*EXERCISE*. Output the lines from the top of the entries below to the line with "(22,349) -- (1250,349);", both included, exactly and without pictures.

*THE RECORDS*.
****************************************

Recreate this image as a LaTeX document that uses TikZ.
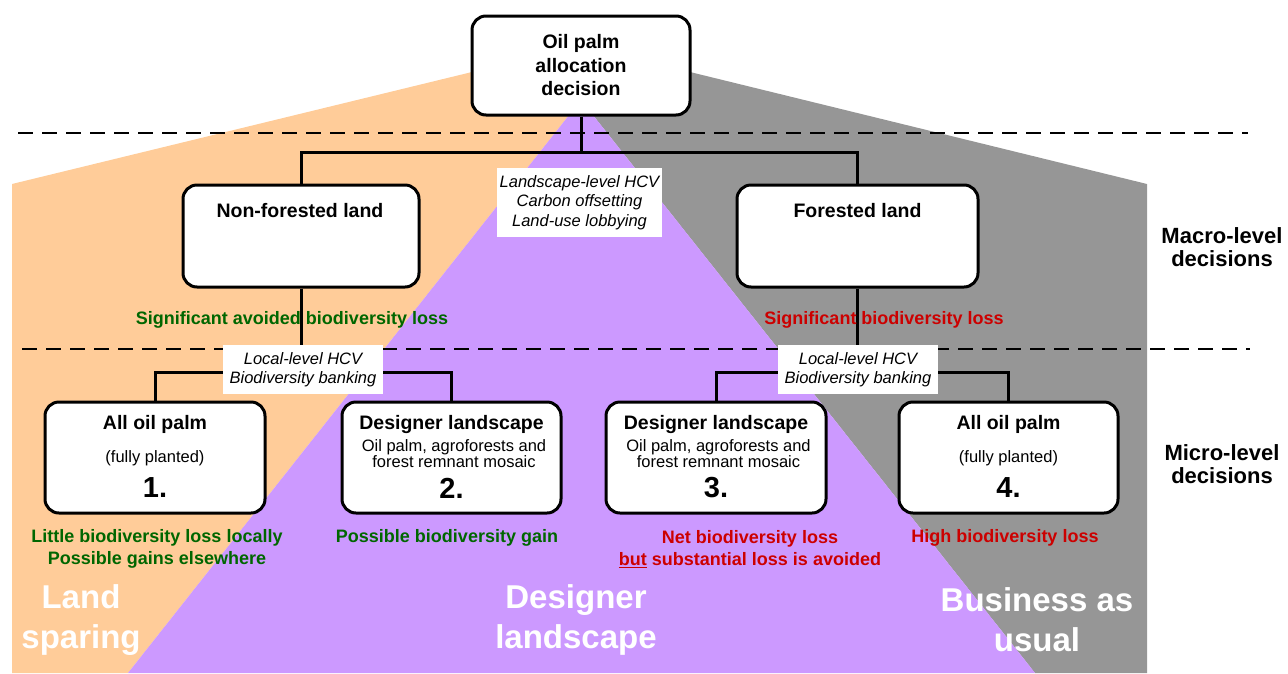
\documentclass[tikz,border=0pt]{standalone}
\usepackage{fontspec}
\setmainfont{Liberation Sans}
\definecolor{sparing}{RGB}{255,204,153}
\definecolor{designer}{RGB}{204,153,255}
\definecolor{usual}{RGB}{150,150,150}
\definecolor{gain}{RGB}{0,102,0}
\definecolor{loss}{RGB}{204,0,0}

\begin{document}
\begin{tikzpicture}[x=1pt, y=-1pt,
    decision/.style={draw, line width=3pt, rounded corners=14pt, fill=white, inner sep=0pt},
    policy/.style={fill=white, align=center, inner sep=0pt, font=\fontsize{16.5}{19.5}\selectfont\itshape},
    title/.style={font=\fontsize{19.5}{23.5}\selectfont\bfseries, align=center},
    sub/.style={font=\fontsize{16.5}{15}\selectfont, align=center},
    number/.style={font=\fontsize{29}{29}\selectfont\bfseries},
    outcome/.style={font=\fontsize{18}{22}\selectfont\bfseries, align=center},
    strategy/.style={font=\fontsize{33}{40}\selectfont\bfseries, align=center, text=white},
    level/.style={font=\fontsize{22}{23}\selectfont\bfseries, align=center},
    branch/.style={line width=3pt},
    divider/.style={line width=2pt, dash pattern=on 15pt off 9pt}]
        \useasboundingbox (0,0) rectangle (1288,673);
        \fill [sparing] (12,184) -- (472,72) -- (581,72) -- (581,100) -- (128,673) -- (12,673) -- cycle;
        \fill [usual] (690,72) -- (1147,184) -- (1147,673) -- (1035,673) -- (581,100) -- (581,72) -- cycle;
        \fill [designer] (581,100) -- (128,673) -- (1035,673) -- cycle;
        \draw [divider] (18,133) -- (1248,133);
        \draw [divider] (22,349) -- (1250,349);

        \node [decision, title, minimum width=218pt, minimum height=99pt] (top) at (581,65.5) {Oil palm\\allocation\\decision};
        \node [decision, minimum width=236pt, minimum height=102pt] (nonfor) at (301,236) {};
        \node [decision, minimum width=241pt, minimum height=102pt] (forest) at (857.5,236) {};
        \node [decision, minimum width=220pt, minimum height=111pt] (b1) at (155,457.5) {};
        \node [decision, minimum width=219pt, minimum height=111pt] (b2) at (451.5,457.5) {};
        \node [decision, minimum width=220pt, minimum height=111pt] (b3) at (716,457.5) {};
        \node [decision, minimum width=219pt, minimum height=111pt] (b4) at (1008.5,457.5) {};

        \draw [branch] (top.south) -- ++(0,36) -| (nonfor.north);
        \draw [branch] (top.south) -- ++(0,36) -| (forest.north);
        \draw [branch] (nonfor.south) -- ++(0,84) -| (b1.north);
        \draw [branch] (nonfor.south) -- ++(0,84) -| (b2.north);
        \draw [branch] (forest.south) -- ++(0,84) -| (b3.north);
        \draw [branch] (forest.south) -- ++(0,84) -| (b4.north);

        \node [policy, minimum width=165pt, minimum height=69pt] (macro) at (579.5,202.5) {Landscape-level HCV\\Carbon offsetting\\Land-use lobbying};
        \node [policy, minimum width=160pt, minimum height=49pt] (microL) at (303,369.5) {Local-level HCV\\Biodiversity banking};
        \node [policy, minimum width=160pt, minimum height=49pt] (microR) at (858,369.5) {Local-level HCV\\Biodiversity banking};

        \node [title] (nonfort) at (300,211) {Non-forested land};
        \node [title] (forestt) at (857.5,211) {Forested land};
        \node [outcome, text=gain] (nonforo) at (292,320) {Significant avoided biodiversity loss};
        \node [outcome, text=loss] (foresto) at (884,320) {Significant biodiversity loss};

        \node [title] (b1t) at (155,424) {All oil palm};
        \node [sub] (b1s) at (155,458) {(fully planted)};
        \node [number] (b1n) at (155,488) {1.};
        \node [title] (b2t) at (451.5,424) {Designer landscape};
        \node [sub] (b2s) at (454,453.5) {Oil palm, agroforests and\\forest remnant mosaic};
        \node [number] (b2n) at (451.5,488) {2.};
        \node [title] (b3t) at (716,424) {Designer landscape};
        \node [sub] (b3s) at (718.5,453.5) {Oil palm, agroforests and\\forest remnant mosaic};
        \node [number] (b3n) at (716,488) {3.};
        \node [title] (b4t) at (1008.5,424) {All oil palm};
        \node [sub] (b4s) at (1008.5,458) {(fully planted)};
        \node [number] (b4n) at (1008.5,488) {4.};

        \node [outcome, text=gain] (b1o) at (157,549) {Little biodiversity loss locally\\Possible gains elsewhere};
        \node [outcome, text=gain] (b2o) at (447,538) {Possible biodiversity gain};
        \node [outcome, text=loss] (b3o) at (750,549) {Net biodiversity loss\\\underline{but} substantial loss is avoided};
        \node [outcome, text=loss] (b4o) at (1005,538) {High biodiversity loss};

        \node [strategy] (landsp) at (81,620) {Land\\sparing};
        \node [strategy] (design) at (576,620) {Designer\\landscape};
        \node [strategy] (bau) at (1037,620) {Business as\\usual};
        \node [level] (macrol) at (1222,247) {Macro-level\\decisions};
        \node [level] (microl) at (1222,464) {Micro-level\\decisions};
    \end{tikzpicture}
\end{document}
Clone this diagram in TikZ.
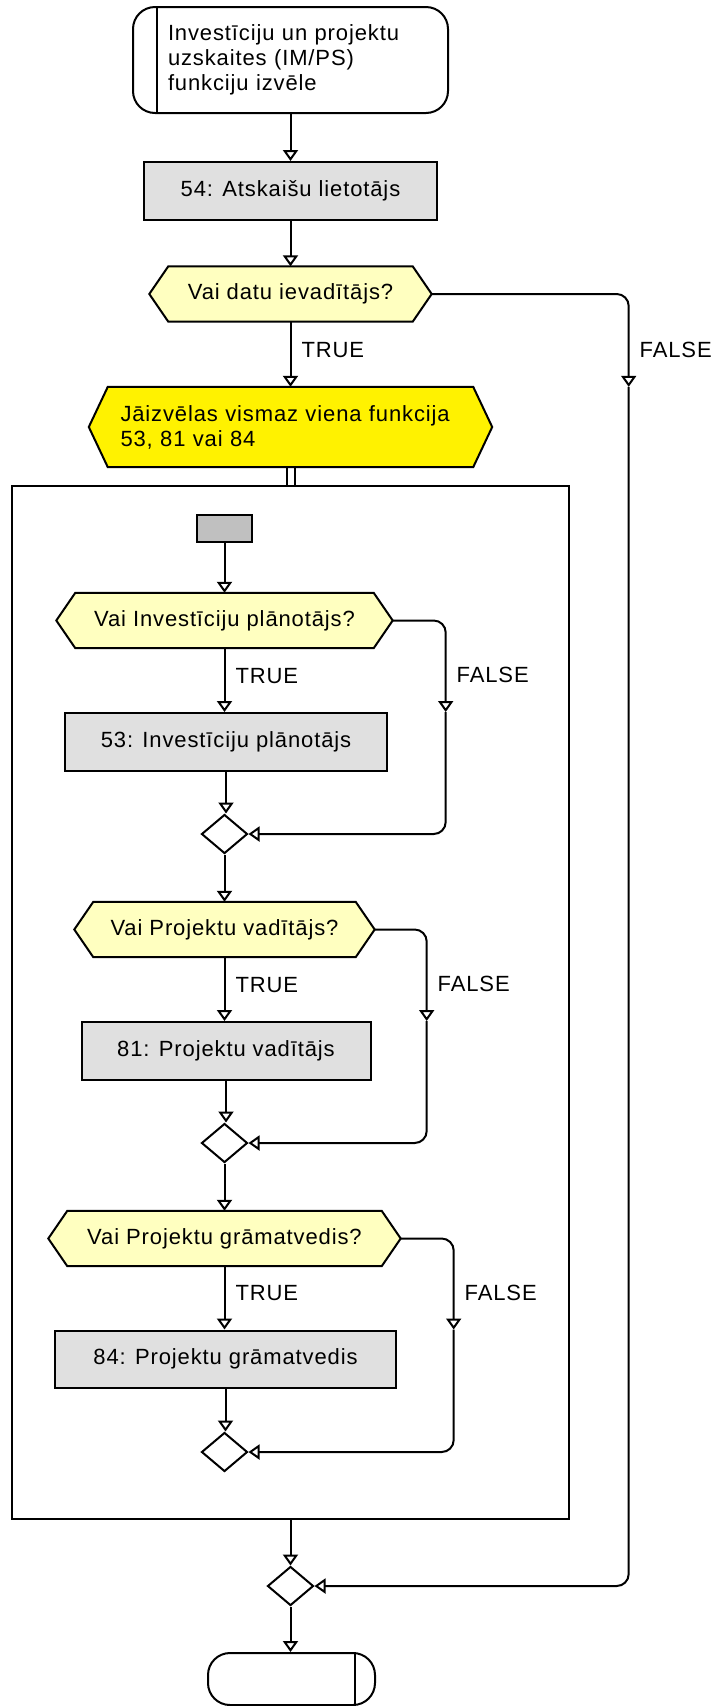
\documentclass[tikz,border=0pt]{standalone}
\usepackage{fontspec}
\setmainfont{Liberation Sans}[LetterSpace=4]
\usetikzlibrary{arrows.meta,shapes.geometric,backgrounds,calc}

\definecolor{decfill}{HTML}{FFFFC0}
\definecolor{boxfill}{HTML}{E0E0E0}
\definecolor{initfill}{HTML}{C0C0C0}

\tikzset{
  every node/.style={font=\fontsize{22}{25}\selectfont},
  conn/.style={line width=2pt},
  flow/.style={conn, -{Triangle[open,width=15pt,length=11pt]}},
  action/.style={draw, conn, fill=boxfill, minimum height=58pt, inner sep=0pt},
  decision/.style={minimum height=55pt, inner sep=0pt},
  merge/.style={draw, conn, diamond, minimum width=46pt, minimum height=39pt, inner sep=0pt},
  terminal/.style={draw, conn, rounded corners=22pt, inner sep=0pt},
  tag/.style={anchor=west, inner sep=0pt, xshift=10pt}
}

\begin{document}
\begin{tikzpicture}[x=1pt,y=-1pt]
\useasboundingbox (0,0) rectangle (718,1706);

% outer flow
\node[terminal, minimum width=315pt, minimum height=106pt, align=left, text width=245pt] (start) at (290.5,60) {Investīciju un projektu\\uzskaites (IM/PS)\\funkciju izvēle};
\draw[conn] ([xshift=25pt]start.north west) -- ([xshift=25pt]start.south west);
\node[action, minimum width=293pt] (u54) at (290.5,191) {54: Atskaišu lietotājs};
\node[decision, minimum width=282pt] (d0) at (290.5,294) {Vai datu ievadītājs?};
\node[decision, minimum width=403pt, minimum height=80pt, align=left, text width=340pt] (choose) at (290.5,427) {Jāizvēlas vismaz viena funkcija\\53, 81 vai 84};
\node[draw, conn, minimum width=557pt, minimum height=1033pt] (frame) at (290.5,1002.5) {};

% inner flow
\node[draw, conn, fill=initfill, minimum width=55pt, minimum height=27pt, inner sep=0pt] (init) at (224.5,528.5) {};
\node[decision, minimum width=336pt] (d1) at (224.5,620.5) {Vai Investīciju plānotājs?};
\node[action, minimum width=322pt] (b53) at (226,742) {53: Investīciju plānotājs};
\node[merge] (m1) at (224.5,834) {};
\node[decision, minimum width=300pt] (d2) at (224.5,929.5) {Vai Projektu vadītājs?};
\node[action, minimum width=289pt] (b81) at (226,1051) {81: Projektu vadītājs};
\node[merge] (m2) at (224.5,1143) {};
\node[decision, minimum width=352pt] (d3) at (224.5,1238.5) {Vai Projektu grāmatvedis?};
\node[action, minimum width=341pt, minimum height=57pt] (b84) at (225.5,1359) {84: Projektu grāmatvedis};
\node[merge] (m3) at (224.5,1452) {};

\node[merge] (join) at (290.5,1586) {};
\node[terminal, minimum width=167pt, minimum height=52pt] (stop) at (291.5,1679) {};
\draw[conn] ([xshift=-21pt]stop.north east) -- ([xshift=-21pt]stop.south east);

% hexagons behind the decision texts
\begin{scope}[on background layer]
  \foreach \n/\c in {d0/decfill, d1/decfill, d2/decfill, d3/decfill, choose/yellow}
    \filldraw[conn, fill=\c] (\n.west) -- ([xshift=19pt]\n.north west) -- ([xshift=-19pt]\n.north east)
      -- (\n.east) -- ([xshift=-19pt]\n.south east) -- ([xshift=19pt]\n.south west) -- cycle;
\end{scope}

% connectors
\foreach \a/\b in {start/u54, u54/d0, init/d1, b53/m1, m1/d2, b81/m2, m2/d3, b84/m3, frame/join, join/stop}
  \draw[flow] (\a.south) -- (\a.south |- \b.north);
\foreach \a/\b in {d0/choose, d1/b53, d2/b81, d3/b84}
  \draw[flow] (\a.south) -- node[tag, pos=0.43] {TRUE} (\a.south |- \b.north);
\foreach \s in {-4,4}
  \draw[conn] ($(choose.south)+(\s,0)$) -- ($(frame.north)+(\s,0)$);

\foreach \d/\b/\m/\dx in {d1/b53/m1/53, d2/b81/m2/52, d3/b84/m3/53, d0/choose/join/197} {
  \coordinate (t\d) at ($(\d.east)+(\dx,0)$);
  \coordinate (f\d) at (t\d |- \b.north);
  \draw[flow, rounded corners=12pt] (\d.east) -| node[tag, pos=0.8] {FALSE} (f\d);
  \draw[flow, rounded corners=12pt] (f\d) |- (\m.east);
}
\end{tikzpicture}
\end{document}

****************************************

*IN RESPONSE*.
Recreate this image as a LaTeX document that uses TikZ.
\documentclass[tikz,border=0pt]{standalone}
\usepackage{fontspec}
\setmainfont{Liberation Sans}
\definecolor{sparing}{RGB}{255,204,153}
\definecolor{designer}{RGB}{204,153,255}
\definecolor{usual}{RGB}{150,150,150}
\definecolor{gain}{RGB}{0,102,0}
\definecolor{loss}{RGB}{204,0,0}

\begin{document}
\begin{tikzpicture}[x=1pt, y=-1pt,
    decision/.style={draw, line width=3pt, rounded corners=14pt, fill=white, inner sep=0pt},
    policy/.style={fill=white, align=center, inner sep=0pt, font=\fontsize{16.5}{19.5}\selectfont\itshape},
    title/.style={font=\fontsize{19.5}{23.5}\selectfont\bfseries, align=center},
    sub/.style={font=\fontsize{16.5}{15}\selectfont, align=center},
    number/.style={font=\fontsize{29}{29}\selectfont\bfseries},
    outcome/.style={font=\fontsize{18}{22}\selectfont\bfseries, align=center},
    strategy/.style={font=\fontsize{33}{40}\selectfont\bfseries, align=center, text=white},
    level/.style={font=\fontsize{22}{23}\selectfont\bfseries, align=center},
    branch/.style={line width=3pt},
    divider/.style={line width=2pt, dash pattern=on 15pt off 9pt}]
        \useasboundingbox (0,0) rectangle (1288,673);
        \fill [sparing] (12,184) -- (472,72) -- (581,72) -- (581,100) -- (128,673) -- (12,673) -- cycle;
        \fill [usual] (690,72) -- (1147,184) -- (1147,673) -- (1035,673) -- (581,100) -- (581,72) -- cycle;
        \fill [designer] (581,100) -- (128,673) -- (1035,673) -- cycle;
        \draw [divider] (18,133) -- (1248,133);
        \draw [divider] (22,349) -- (1250,349);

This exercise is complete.